High Mountain Purple Tea is a rare type of tea harvested in a mountainous area that ranges from 2000m to 2300m and is located just a few dozen kilometers from the Myanmar border in Lincang, Yunnan Province. In this region, there are scattered villages of ethnic minorities where a type of tea called purple tea has existed for over a century. Locally, it has been consumed like regular tea for generations.
This is a natural farming tea with a smooth and easy-to-enjoy taste that fills the entire body.
The photo depicts a tea tree of High Mountain Purple Tea.
According to the testimonials of ethnic minority people, purple tea has its origins in wild tea and is named as such because its stems and other parts turn purple in color.
As shown in the above photograph, the stems are purple.
However, another distinctive feature is that during the tea-making process, purple tea transforms into a dark color resembling indigo. It is possible that the term "purple tea" derives from the color of the tea leaves after processing.
The above photo shows unsorted loose tea (Mao-cha).
Tea lovers are drawn to this tea for its robust body
One of the characteristics of purple tea is its strong and pronounced body. When sipping Gao Shan Purple Tea, its flavor spreads in the mouth, leaving a lingering sweetness. The tea has a faint scent resembling honey or sweet hay, which evolves into a full-bodied honey aroma as it matures.
Compared to regular tea, purple tea is known for its high viscosity, making it difficult to process. In my experience with various purple teas, most of them tended to have a burnt odor during the pan-frying process, making them less desirable. This was likely due to poor temperature control during pan-frying, causing the tea leaves to scorch and imparting a burnt flavor with a slight bitter taste.
However, the High Mountain Purple Tea that I recently acquired underwent careful processing by skilled artisans who meticulously pan-fried the leaves without burning them, resulting in a tea that is easy to drink and recommend both for immediate consumption and aging.
High Mountain Purple Tea is different from Zi Juan Tea.
When people hear "purple tea," they tend to confuse it with Zi Juan Tea discovered in Nan Nuo Shan (南糯山）in southern Yunnan Province in 1985. The purple tea found in Nan Nuo Shan had a purple color and was not suitable for drinking due to its strong bitterness. Later, through cultivar improvement, a selection called Zi Juan Tea suitable for drinking was created. However, the history of Zi Juan Tea is short, and it has only recently been in circulation. Most of the tea trees are of young-age garden tea which cultivated in tea gardens using modern agricultural methods.

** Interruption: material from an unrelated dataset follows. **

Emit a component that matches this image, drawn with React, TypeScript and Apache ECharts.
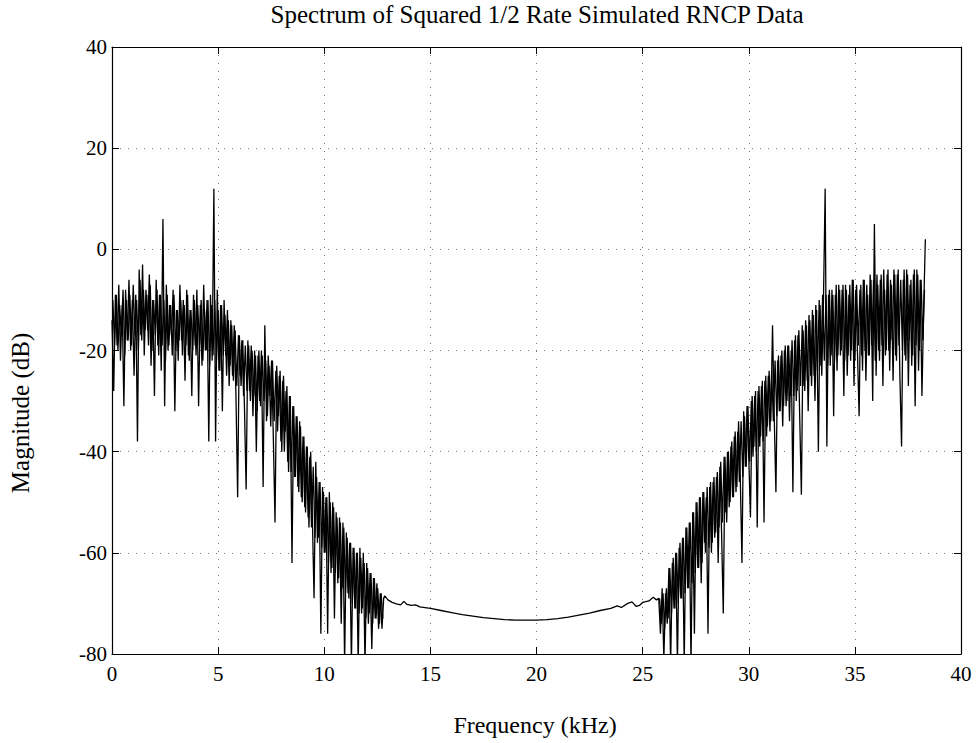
import React, { useEffect, useRef } from "react";
import * as echarts from "echarts";

// Frequency bins (kHz)
const bandStep = 0.08;
const lowBandStart = 0;
const lowCoreStart = 0.04;
const highBandStart = 25.76;
const highCoreStart = 25.8;

// Magnitude (dB), 0 .. 12.8 kHz (even bins)
const lowBand = [
  -14, -28, -9, -19, -7, -22, -11, -31, -8, -18,
  -6, -20, -10, -25, -9, -38, -4, -17, -3, -21,
  -8, -16, -5, -23, -10, -29, -6, -19, -9, -24,
  6, -31, -7, -20, -11, -17, -8, -32, -12, -22,
  -7, -18, -10, -26, -8, -21, -12, -29, -9, -19,
  -8, -31, -11, -23, -7, -20, -10, -38, -9, -22,
  12, -38, -8, -24, -11, -32, -10, -21, -12, -27,
  -14, -25, -15, -29, -49, -17, -27, -18, -31, -47.5,
  -18, -28, -19, -33, -20, -40, -21, -30, -20, -47,
  -15, -34, -21, -29, -22, -37, -54, -23, -33, -24,
  -40, -25, -36, -27, -44, -29, -62, -31, -45, -33,
  -48, -35, -50, -37, -52, -39, -55, -40, -53, -69,
  -42, -58, -46, -76, -47, -60, -49, -76, -48, -64,
  -50, -73, -52, -66, -53, -74, -54, -82, -56, -68,
  -58, -82, -59, -71, -60, -82, -59, -72, -60, -82,
  -62, -74, -64, -79, -65, -73, -66, -75, -68, -75,
  -69,
];

// Magnitude (dB), 0.04 .. 12.76 kHz (odd bins)
const lowCore = [
  -10, -19, -9, -20, -11, -17, -8, -21, -10, -18,
  -9, -19, -7, -17, -10, -20, -6, -18, -8, -16,
  -9, -19, -7, -20, -10, -17, -8, -21, -9, -19,
  -10, -22, -9, -19, -11, -21, -9, -20, -12, -18,
  -10, -21, -11, -19, -9, -22, -12, -20, -10, -21,
  -11, -19, -10, -22, -12, -20, -10, -23, -11, -21,
  -10, -22, -12, -24, -11, -21, -13, -25, -14, -23,
  -15, -26, -16, -27, -17, -25, -18, -29, -19, -28,
  -19, -30, -20, -29, -21, -32, -20, -31, -21, -30,
  -22, -33, -23, -35, -22, -34, -24, -36, -25, -38,
  -26, -40, -28, -42, -29, -44, -31, -45, -33, -47,
  -34, -49, -37, -51, -39, -53, -41, -55, -43, -57,
  -45, -57, -46, -59, -48, -60, -49, -62, -50, -63,
  -51, -64, -53, -65, -54, -67, -55, -68, -57, -69,
  -58, -70, -59, -71, -60, -72, -61, -71, -62, -73,
  -63, -72, -64, -74, -65, -73, -67, -74, -68, -73,
];

// Smooth middle section
const midFreqs = [
  12.85, 13.0, 13.2, 13.4, 13.6, 13.75, 13.9, 14.1, 14.3, 14.5,
  15.0, 15.5, 16.0, 16.5, 17.0, 17.5, 18.0, 18.5, 19.0, 19.5,
  20.0, 20.5, 21.0, 21.5, 22.0, 22.5, 23.0, 23.5, 23.8, 24.0,
  24.3, 24.5, 24.7, 24.85, 25.0, 25.3, 25.5, 25.65,
];
const midValues = [
  -68.5, -69.3, -69.8, -70.1, -70.3, -69.6, -70.2, -70.4, -70.3, -70.7,
  -71.0, -71.4, -71.8, -72.2, -72.5, -72.8, -73.0, -73.2, -73.3, -73.3,
  -73.3, -73.2, -73.0, -72.7, -72.3, -71.9, -71.4, -71.0, -70.5, -70.8,
  -70.0, -69.7, -70.6, -70.4, -69.8, -69.5, -68.8, -69.3,
];

// Magnitude (dB), 25.76 .. 38.32 kHz (even bins)
const highBand = [
  -69, -76, -67, -81, -68, -74, -63, -82, -62, -71,
  -60, -82, -59, -69, -57, -82, -55, -67, -54, -82,
  -52, -76, -50, -63, -49, -66, -48, -58, -49, -76,
  -47, -60, -46, -57, -45, -62, -43, -56, -72, -41,
  -54, -40, -50, -38, -49, -36, -47, -34, -45, -62,
  -32, -43, -31, -41, -53, -29, -39, -28, -55, -27,
  -37, -26, -54, -25, -35, -24, -34, -15, -33, -48,
  -22, -32, -21, -35, -20, -31, -19, -34, -20, -48,
  -18, -30, -17, -33, -48.5, -16, -28, -15, -32, -14,
  -27, -13, -30, -12, -40, -11, -25, -10, 12, -39,
  -9, -23, -8, -33, -9, -24, -7, -21, -8, -29,
  -7, -25, -9, -22, -6, -27, -8, -20, -33, -7,
  -24, -6, -26, -9, -21, -6, -30, 5, -25, -7,
  -22, -5, -27, -8, -20, -4, -24, -7, -26, -5,
  -22, -4, -25, -39, -6, -21, -4, -27, -7, -23,
  -5, -31, -4, -24, -6, -29, -12, 2,
];

// Magnitude (dB), 25.80 .. 38.28 kHz (odd bins)
const highCore = [
  -69, -74, -68, -75, -67, -73, -63, -72, -61, -71,
  -60, -70, -58, -69, -57, -68, -55, -67, -54, -66,
  -52, -64, -50, -63, -49, -62, -48, -60, -47, -59,
  -46, -58, -45, -56, -44, -55, -42, -54, -41, -52,
  -40, -51, -39, -49, -37, -48, -36, -46, -34, -45,
  -33, -43, -31, -42, -30, -41, -29, -40, -28, -39,
  -27, -38, -26, -37, -25, -36, -24, -34, -22, -33,
  -21, -32, -20, -31, -19, -30, -19, -29, -18, -29,
  -17, -28, -16, -27, -15, -27, -14, -26, -13, -25,
  -12, -25, -11, -24, -10, -23, -9, -22, -9, -23,
  -8, -21, -9, -22, -7, -21, -8, -20, -7, -22,
  -8, -21, -7, -20, -6, -22, -7, -19, -8, -21,
  -6, -20, -7, -21, -5, -19, -6, -22, -5, -20,
  -6, -19, -4, -21, -5, -20, -6, -18, -4, -21,
  -5, -19, -6, -20, -4, -22, -5, -18, -6, -21,
  -4, -19, -5, -20, -6, -18, -8,
];

const xTicks = { min: 0, max: 40, interval: 5 };
const yTicks = { min: -80, max: 40, interval: 20 };

const FONT = "Liberation Serif";

const binned = (vals: number[], start: number) =>
  vals.map((v, i) => [+(start + i * bandStep).toFixed(2), v]);

export default function App() {
  const ref = useRef<HTMLDivElement>(null);
  useEffect(() => {
    if (!ref.current) return;
    const chart = echarts.init(ref.current, undefined, { renderer: "svg" });
    const mainData: number[][] = [
      ...binned(lowBand, lowBandStart),
      ...midFreqs.map((f, i) => [f, midValues[i]]),
      ...binned(highBand, highBandStart),
    ];
    const lineStyle = { color: "#000", width: 1.3 };

    const gridLine = { show: true, lineStyle: { color: "#777", type: [1, 7] as any, width: 1 } };
    const axisLine = { show: true, onZero: false, lineStyle: { color: "#000", width: 1.2 } };
    const tick = { show: true, inside: true, length: 7, lineStyle: { color: "#000" } };
    const label = { color: "#000", fontFamily: FONT, fontSize: 21 };

    chart.setOption({
      animation: false,
      backgroundColor: "#fff",
      grid: { left: 112, right: 17, top: 47, bottom: 89, containLabel: false, outerBoundsMode: "none" },
      xAxis: [
        { type: "value", position: "bottom", ...xTicks, axisLine, axisTick: tick, splitLine: gridLine,
          axisLabel: { ...label, margin: 9 } },
        { type: "value", position: "top", ...xTicks, axisLine, axisTick: tick, splitLine: { show: false },
          axisLabel: { show: false } },
      ],
      yAxis: [
        { type: "value", position: "left", ...yTicks, axisLine, axisTick: tick, splitLine: gridLine,
          axisLabel: { ...label, margin: 5 } },
        { type: "value", position: "right", ...yTicks, axisLine, axisTick: tick, splitLine: { show: false },
          axisLabel: { show: false } },
      ],
      graphic: [
        { type: "text", x: 537, y: 14, style: { text: "Spectrum of Squared 1/2 Rate Simulated RNCP Data",
          fontFamily: FONT, fontSize: 25, fill: "#000", align: "center", verticalAlign: "middle" } },
        { type: "text", x: 535, y: 725, style: { text: "Frequency (kHz)",
          fontFamily: FONT, fontSize: 24, fill: "#000", align: "center", verticalAlign: "middle" } },
        { type: "text", x: 20, y: 413, rotation: Math.PI / 2, style: { text: "Magnitude (dB)",
          fontFamily: FONT, fontSize: 25, fill: "#000", align: "center", verticalAlign: "middle" } },
      ],
      series: [
        { type: "line", data: binned(lowCore, lowCoreStart), showSymbol: false, lineStyle, clip: true },
        { type: "line", data: binned(highCore, highCoreStart), showSymbol: false, lineStyle, clip: true },
        { type: "line", data: mainData, showSymbol: false, lineStyle, clip: true },
      ],
    });
    return () => chart.dispose();
  }, []);
  return <div ref={ref} style={{ width: 978, height: 743, position: "absolute", left: 0, top: 0 }} />;
}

There are purple tea trees over 100 years old in the high mountain areas of Lincang, Yunnan Province. Tea has been a part of people's lives as a beverage long before the discovery of purple tea in Nan Nuo Shan in 1985. The appearance of the leaves is similar to that of ordinary tea, except for the occasional purple stem. Therefore, High Mountain Purple Tea is thought to be a subspecies of Camellia sinensis. When tea is well-processed, the taste is not bitter, and it has a pleasant flavor that is easy to drink, just like regular tea. It's suitable for further aging as tea will develop more intense sweet honey-like note.